The toponym is linked to Sculcula, recorded in a 1235 land register and interpreted as a small military outpost or watch post. Local historical descriptions connect the fortified village with the defence of the religious and economic centre of Montovolo. The village is also known for a monumental cypress, described by local sources as about seven hundred years old.

=== Montovolo ===

Montovolo is a mountain and historic religious site in the municipality. The site includes the sanctuary of Santa Maria della Consolazione, a crypt, the oratory of Santa Caterina d'Alessandria and a panoramic cliff overlooking the Reno valley.

The sanctuary of Santa Maria della Consolazione is located in the Provincial Park of Montovolo and is described by local institutional sources as an important complex of Comacine workmanship. The present sanctuary was built in the 13th century on the remains of an earlier church donated in 1054 to the canons of San Pietro in Bologna.

The nearby oratory of Santa Caterina d'Alessandria, also located in the Montovolo area, preserves 15th-century frescoes.

== Campolo and stone-carving tradition ==

Campolo, a village in the municipality of Grizzana Morandi, is historically associated with sandstone quarrying and stone carving. The official website of the project Da Campolo l'arte fa Scola describes Campolo as a village of the stonecutters, connected with the historic sandstone quarries of the Montovolo area and located at about 600 metres above sea level on the western slope of the massif.

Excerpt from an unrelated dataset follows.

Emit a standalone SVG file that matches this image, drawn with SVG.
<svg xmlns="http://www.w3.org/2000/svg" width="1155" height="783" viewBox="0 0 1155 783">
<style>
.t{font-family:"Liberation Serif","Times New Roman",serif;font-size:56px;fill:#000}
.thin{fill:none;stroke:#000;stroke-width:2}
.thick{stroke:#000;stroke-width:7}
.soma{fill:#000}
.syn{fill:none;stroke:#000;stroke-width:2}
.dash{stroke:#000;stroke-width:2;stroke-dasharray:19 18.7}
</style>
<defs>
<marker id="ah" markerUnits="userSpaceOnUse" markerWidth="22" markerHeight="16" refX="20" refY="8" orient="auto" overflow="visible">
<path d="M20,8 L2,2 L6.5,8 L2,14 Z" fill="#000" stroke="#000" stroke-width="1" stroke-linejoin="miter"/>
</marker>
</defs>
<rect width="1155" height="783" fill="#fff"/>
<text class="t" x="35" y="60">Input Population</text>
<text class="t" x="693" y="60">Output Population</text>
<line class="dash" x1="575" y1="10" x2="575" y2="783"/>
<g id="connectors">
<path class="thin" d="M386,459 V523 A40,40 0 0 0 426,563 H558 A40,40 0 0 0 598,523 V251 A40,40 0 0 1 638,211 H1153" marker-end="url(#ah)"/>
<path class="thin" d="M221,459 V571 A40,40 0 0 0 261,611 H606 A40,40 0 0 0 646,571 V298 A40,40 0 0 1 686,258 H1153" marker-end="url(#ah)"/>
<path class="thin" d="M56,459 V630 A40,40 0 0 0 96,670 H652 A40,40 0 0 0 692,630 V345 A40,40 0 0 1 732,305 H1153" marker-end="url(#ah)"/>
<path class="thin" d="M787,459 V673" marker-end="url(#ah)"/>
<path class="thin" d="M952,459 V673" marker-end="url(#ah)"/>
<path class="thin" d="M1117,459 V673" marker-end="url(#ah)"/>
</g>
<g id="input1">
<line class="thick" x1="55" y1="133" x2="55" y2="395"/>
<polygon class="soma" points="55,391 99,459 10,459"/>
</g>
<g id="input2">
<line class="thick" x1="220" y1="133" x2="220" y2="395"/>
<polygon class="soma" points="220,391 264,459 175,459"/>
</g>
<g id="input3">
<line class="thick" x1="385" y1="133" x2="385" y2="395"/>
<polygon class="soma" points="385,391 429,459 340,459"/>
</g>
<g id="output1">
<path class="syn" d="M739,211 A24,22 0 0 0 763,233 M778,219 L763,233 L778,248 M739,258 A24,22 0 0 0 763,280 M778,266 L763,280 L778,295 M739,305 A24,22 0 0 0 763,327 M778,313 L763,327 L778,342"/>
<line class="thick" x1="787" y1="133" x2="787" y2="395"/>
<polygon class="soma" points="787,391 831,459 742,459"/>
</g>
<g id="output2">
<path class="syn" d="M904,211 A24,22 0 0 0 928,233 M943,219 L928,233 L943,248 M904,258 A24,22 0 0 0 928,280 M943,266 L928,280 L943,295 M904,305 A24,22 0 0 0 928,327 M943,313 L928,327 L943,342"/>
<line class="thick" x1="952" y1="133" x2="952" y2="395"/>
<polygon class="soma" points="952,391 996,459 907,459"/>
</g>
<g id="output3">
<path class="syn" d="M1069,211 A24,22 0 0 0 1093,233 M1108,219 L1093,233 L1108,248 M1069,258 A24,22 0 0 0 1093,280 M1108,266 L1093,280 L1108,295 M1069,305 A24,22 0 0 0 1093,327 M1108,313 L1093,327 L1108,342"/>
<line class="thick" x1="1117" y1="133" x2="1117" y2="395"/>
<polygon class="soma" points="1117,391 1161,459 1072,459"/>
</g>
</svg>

The quarries of Campolo and Orelia supplied sandstone from the 19th century onward. According to Biblioteca Salaborsa, extraction is documented from 1873, while the stonecutters of Montovolo had been active in the area since the Middle Ages. In 1909 a cableway was opened to connect the sandstone quarries of Campolo with Riola di Vergato, allowing carts loaded with stone to descend more than two kilometres with a height difference of about 200 metres.

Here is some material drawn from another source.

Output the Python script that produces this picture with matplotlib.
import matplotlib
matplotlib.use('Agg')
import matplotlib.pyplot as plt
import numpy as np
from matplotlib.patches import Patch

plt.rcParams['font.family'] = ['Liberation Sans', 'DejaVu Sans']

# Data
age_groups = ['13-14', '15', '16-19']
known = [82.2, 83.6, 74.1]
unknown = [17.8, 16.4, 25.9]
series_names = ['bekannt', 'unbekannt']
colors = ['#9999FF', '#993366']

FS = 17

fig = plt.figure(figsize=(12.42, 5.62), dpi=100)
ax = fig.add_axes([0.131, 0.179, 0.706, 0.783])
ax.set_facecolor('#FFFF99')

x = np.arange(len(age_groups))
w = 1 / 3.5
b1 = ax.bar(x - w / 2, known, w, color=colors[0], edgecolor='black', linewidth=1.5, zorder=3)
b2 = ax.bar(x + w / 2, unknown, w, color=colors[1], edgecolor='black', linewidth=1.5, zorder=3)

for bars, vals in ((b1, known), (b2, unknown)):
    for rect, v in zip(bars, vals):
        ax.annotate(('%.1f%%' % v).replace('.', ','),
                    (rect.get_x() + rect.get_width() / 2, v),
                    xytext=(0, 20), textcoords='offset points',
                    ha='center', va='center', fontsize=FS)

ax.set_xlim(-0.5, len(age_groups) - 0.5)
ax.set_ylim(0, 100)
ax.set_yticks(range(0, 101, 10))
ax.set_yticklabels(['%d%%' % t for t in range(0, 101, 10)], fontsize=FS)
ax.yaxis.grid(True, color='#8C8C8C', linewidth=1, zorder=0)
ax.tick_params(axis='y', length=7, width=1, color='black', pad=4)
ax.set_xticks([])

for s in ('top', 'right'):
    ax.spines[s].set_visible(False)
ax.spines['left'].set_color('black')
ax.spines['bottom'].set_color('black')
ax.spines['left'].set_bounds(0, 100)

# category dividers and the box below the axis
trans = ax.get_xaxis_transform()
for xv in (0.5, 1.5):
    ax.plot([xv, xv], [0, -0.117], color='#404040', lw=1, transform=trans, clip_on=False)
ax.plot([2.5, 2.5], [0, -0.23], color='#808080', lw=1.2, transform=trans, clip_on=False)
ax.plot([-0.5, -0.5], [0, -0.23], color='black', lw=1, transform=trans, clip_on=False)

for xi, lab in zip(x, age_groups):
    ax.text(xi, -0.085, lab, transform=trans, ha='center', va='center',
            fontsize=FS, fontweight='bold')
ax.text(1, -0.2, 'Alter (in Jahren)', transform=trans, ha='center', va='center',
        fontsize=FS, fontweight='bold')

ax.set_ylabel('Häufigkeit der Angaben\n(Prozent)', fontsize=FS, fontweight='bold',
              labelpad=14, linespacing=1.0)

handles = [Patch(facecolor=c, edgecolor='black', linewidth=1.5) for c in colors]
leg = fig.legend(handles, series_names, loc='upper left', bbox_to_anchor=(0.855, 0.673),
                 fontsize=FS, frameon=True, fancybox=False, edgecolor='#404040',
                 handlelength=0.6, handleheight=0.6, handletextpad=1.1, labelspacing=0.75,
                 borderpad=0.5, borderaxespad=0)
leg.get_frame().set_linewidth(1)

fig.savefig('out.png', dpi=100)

Stone from the Campolo and Orelia quarries was used in several works between the 19th and 20th centuries, including large parts of Rocchetta Mattei, the Palazzo del Capitano della Montagna in Vergato, the pedestal of the monument to Giosuè Carducci in Bologna, the railway station of Prato and the Mausoleum of Guglielmo Marconi at Pontecchio.

In 2019 the Legislative Assembly of Emilia-Romagna hosted the exhibition Idee di pietra, dedicated to the stonecutters of the Montovolo area. The exhibition presented works by Luigi Faggioli, Alfredo Marchi, Daniele Pandolfini and Giancarlo Degli Esposti, carved in sandstone from the Bolognese Apennines.

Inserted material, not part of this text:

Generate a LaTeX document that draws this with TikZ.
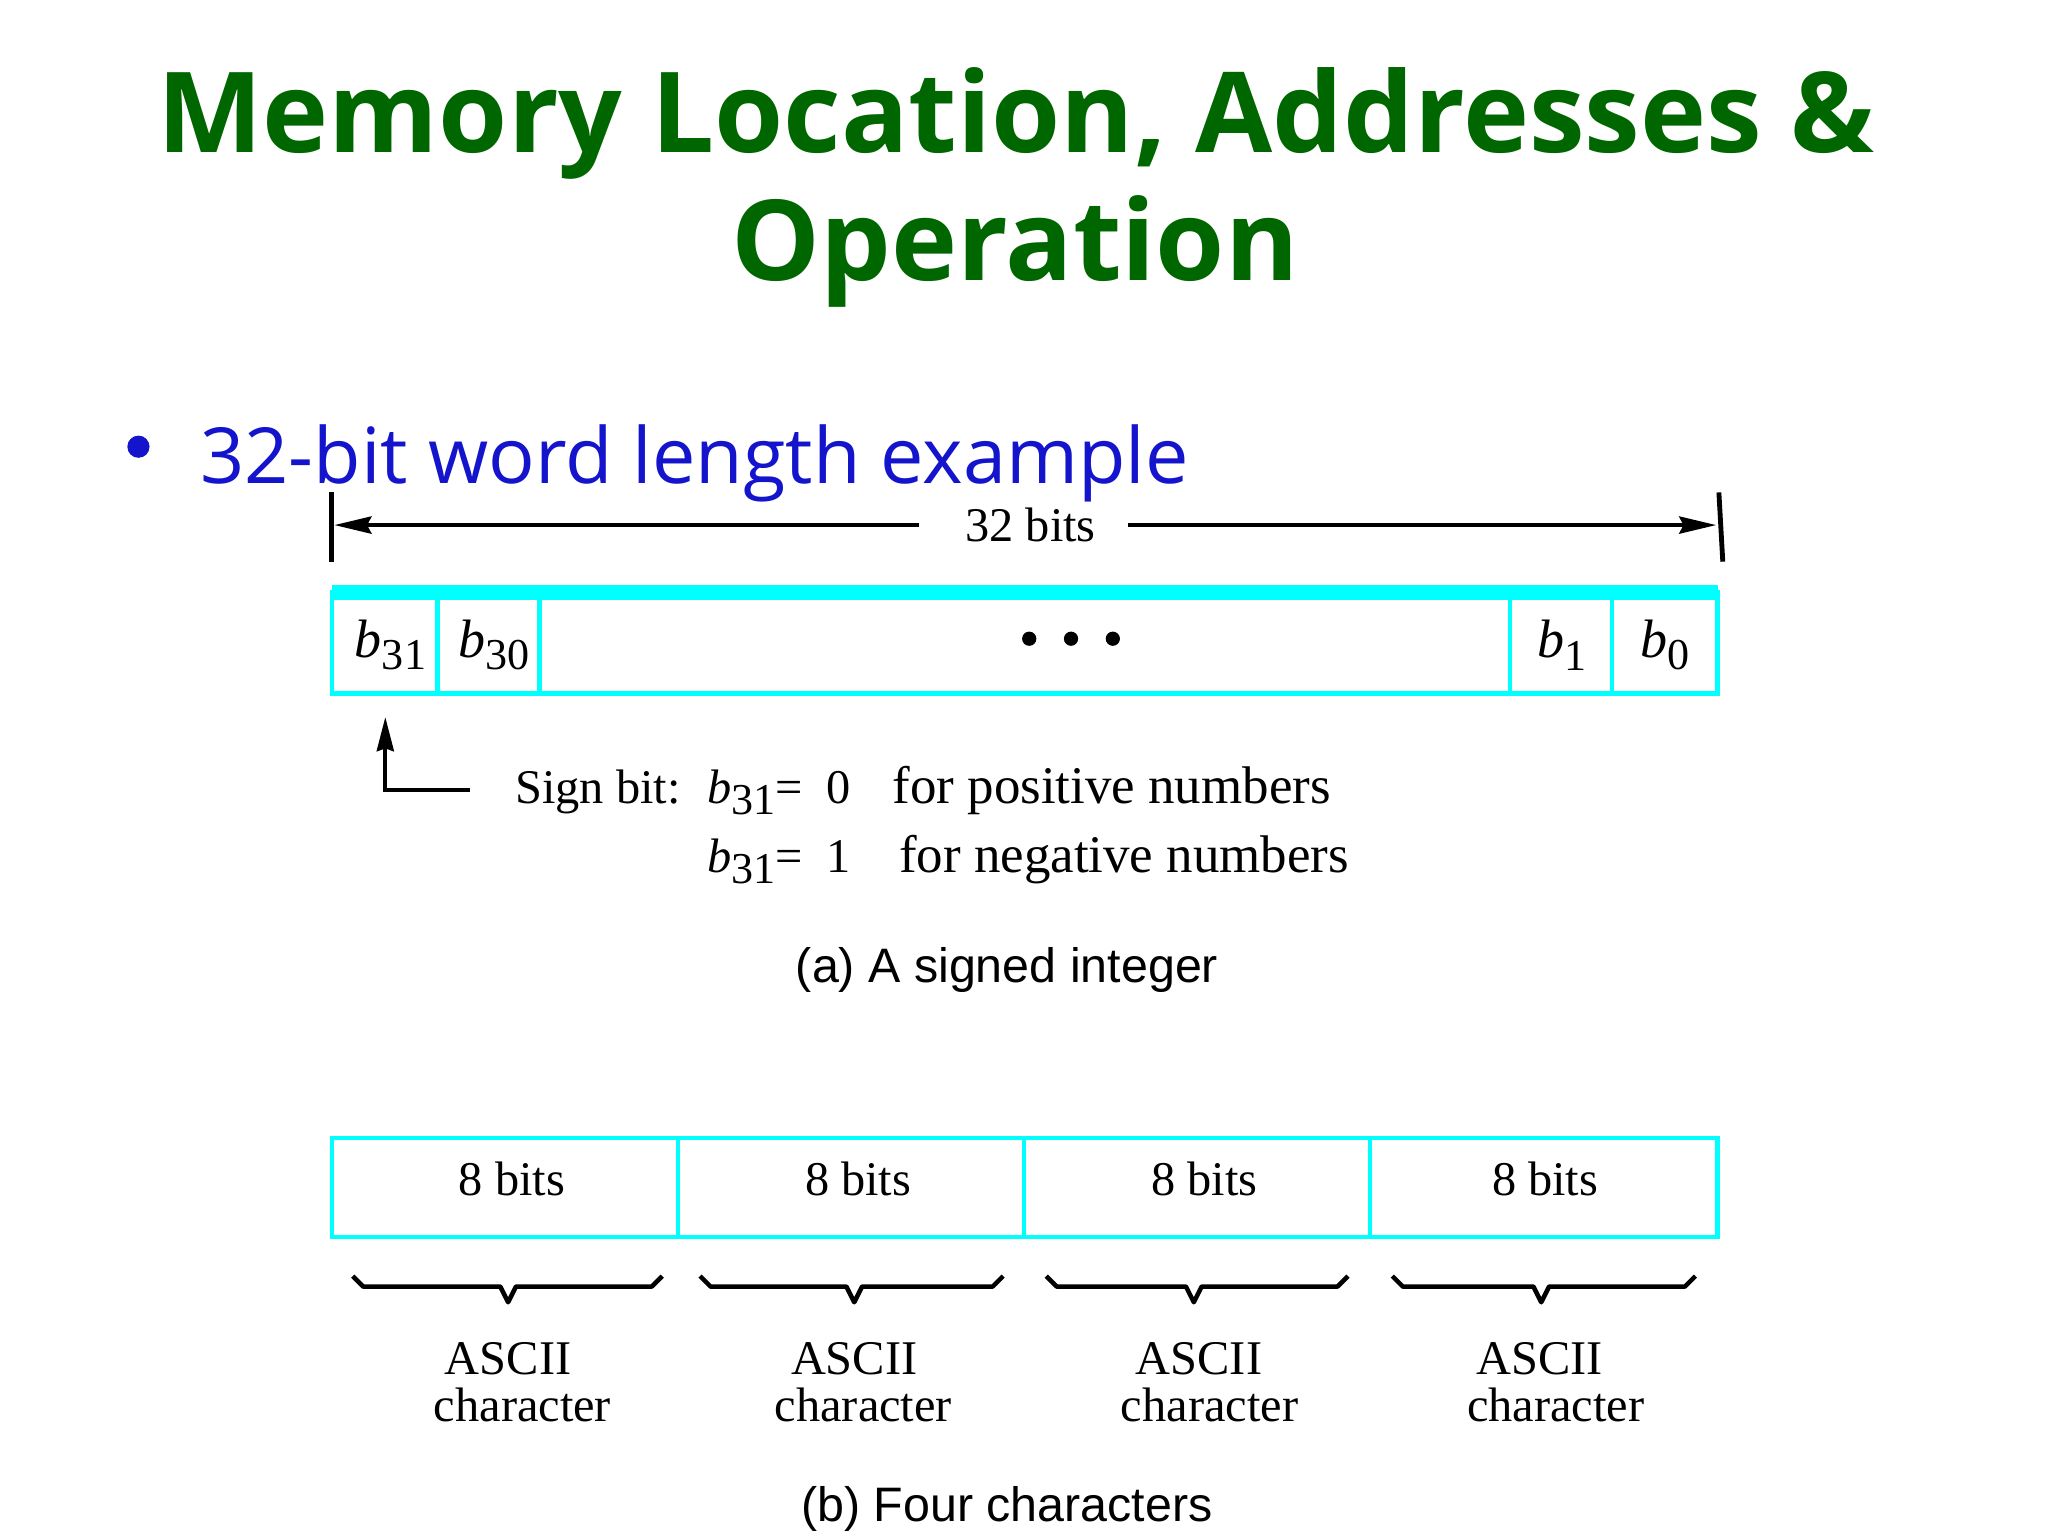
\documentclass[tikz,border=0pt]{standalone}
\usepackage{fontspec}
\usepackage{tikz}
\setmainfont{Liberation Serif}
\newfontfamily\slidefont{Open Sans}
\newfontfamily\capfont{Liberation Sans}
\usetikzlibrary{arrows.meta}

\definecolor{titlegreen}{RGB}{0,102,0}
\definecolor{bulletblue}{RGB}{20,20,204}
\definecolor{cellcyan}{RGB}{0,255,255}

\newcommand{\bitsub}[1]{\textit{b}\raisebox{-0.5ex}{\fontsize{15.5}{15.5}\selectfont #1}}

\tikzset{
    slidetitle/.style={text=titlegreen, font=\slidefont\bfseries\fontsize{39.3}{39.3}\selectfont, anchor=base, inner sep=0pt},
    bullettext/.style={text=bulletblue, font=\slidefont\fontsize{27.2}{27.2}\selectfont, anchor=base west, inner sep=0pt},
    figtext/.style={black, font=\fontsize{17}{17}\selectfont, inner sep=0pt},
    widetext/.style={black, font=\fontsize{18.6}{18.6}\selectfont, inner sep=0pt, anchor=base west},
    captext/.style={black, font=\capfont\fontsize{17}{17}\selectfont, anchor=base, inner sep=0pt},
    cellline/.style={cellcyan, line width=1.5pt},
    blackarrow/.style={black, line width=1.5pt, -{Stealth[length=13pt,width=6pt,inset=1.5pt]}},
    signarrow/.style={black, line width=1.3pt, -{Stealth[length=12pt,width=6pt,inset=1pt]}},
    bracestroke/.style={black, line width=1.6pt, line join=round}
}

\begin{document}
\begin{tikzpicture}[x=0.459pt, y=-0.459pt]
        \useasboundingbox (0,0) rectangle (1568,1176);

        % title and bullet
        \node[slidetitle] (title1) at (778,117) {Memory Location, Addresses \&};
        \node[slidetitle] (title2) at (777,215) {Operation};
        \node[circle, fill=bulletblue, inner sep=0pt, minimum size=7.8pt] (bullet) at (106,342) {};
        \node[bullettext] (bulletline) at (153,370) {32-bit word length example};

        % 32 bits span
        \coordinate (leftstop) at (254,377);
        \coordinate (leftstopbot) at (254,430);
        \coordinate (rightstop) at (1316,377);
        \coordinate (rightstopbot) at (1319,430);
        \draw[black, line width=1.7pt] (leftstop) -- (leftstopbot);
        \draw[black, line width=1.7pt] (rightstop) -- (rightstopbot);
        \coordinate (leftend) at (256,402);
        \coordinate (rightend) at (1314,402);
        \node[figtext, inner xsep=11pt] (wordlen) at (789,402) {32 bits};
        \draw[blackarrow, shorten <=5pt] (wordlen) -- (leftend);
        \draw[blackarrow] (wordlen) -- (rightend);

        % signed integer word
        \fill[cellcyan] (254,448) rectangle (1315,459);
        \draw[cellline] (254,453) rectangle (1315,531);
        \draw[cellline] (335,453) -- (335,531);
        \draw[cellline] (413,453) -- (413,531);
        \draw[cellline] (1156,453) -- (1156,531);
        \draw[cellline] (1234,453) -- (1234,531);

        \node[figtext, font=\fontsize{19}{19}\selectfont] (b31) at (299,494) {\bitsub{31}};
        \node[figtext, font=\fontsize{19}{19}\selectfont] (b30) at (378,494) {\bitsub{30}};
        \node[figtext, font=\fontsize{19}{19}\selectfont] (b1) at (1196,494) {\bitsub{1}};
        \node[figtext, font=\fontsize{19}{19}\selectfont] (b0) at (1275,494) {\bitsub{0}};
        \filldraw (788,489) circle (5);
        \filldraw (820,489) circle (5);
        \filldraw (852,489) circle (5);

        % sign bit note
        \coordinate (signfoot) at (360,605);
        \coordinate (signcorner) at (295,605);
        \coordinate (signtip) at (295,549);
        \draw[signarrow] (signfoot) -- (signcorner) -- (signtip);
        \node[figtext, anchor=base west] (signlbl) at (394,615) {Sign bit:};
        \node[figtext, anchor=base west] (signzero) at (541,615) {\bitsub{31}= \ 0};
        \node[widetext] (signpos) at (683,615) {for positive numbers};
        \node[figtext, anchor=base west] (signone) at (541,668) {\bitsub{31}= \ 1};
        \node[widetext] (signneg) at (688,668) {for negative numbers};

        \node[captext] (capa) at (771,752) {(a) A signed integer};

        % four characters word
        \draw[cellline] (254,871) rectangle (1315,947);
        \draw[cellline] (519,871) -- (519,947);
        \draw[cellline] (784,871) -- (784,947);
        \draw[cellline] (1049,871) -- (1049,947);

        \node[figtext, anchor=base] (byte3) at (392,915) {8 bits};
        \node[figtext, anchor=base] (byte2) at (657,915) {8 bits};
        \node[figtext, anchor=base] (byte1) at (922,915) {8 bits};
        \node[figtext, anchor=base] (byte0) at (1183,915) {8 bits};

        % braces under the bytes
        \draw[bracestroke] (270,977) -- ++(8,8) -- (383,985) -- (389,997) -- (395,985) -- (499,985) -- ++(8,-8);
        \draw[bracestroke] (536,977) -- ++(8,8) -- (648,985) -- (654,997) -- (660,985) -- (760,985) -- ++(8,-8);
        \draw[bracestroke] (801,977) -- ++(8,8) -- (908,985) -- (914,997) -- (920,985) -- (1024,985) -- ++(8,-8);
        \draw[bracestroke] (1066,977) -- ++(8,8) -- (1174,985) -- (1180,997) -- (1186,985) -- (1290,985) -- ++(8,-8);

        \node[figtext, anchor=base] (ascii3) at (389,1052) {ASCII};
        \node[figtext, anchor=base] (char3) at (400,1088) {character};
        \node[figtext, anchor=base] (ascii2) at (654,1052) {ASCII};
        \node[figtext, anchor=base] (char2) at (661,1088) {character};
        \node[figtext, anchor=base] (ascii1) at (918,1052) {ASCII};
        \node[figtext, anchor=base] (char1) at (926,1088) {character};
        \node[figtext, anchor=base] (ascii0) at (1179,1052) {ASCII};
        \node[figtext, anchor=base] (char0) at (1191,1088) {character};

        \node[captext] (capb) at (771,1165) {(b) Four characters};
       \end{tikzpicture}
\end{document}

The wider area between Campolo, La Scola, Casa Morandi and Rocchetta Mattei became the focus of the cultural regeneration project Da Campolo l'arte fa Scola. The project was selected by the Region of Emilia-Romagna as its pilot project for Line A of the National Villages Plan under the Italian National Recovery and Resilience Plan, developed within the Next Generation EU programme. The regional assessment described the project as integrating the protection and enhancement of local cultural, architectural and artistic heritage with social, economic and residential revitalisation, in a village where about 80% of the 150 housing units were abandoned.

== Second World War ==

During the Second World War the territory of Grizzana was affected by Nazi massacres and by fighting along the Gothic Line. On 30 September 1944, in the locality of Famaticcia di Savignano, German SS troops shot eight labourers who had been working near the Bologna–Pistoia railway line for the Organisation Todt.

The hamlet of Creda, in the municipality of Grizzana Morandi, was among the places affected by the Monte Sole massacres: on 29 September 1944, 69 people were killed there.

In October 1944 Allied troops advanced through the area. South African and British forces captured Monte Stanco on 12 October and entered Grizzana two days later. The subsequent capture of Monte Salvaro marked the end of the Allied advance in the Reno valley before the winter pause.

== Notable people ==

- Giovanni Luigi Mingarelli (1722-1793), scholar of Greek and Coptic texts. Treccani records him as born in Grizzana and describes him as one of the first scholars in Italy to cultivate the scientific study of the Coptic language.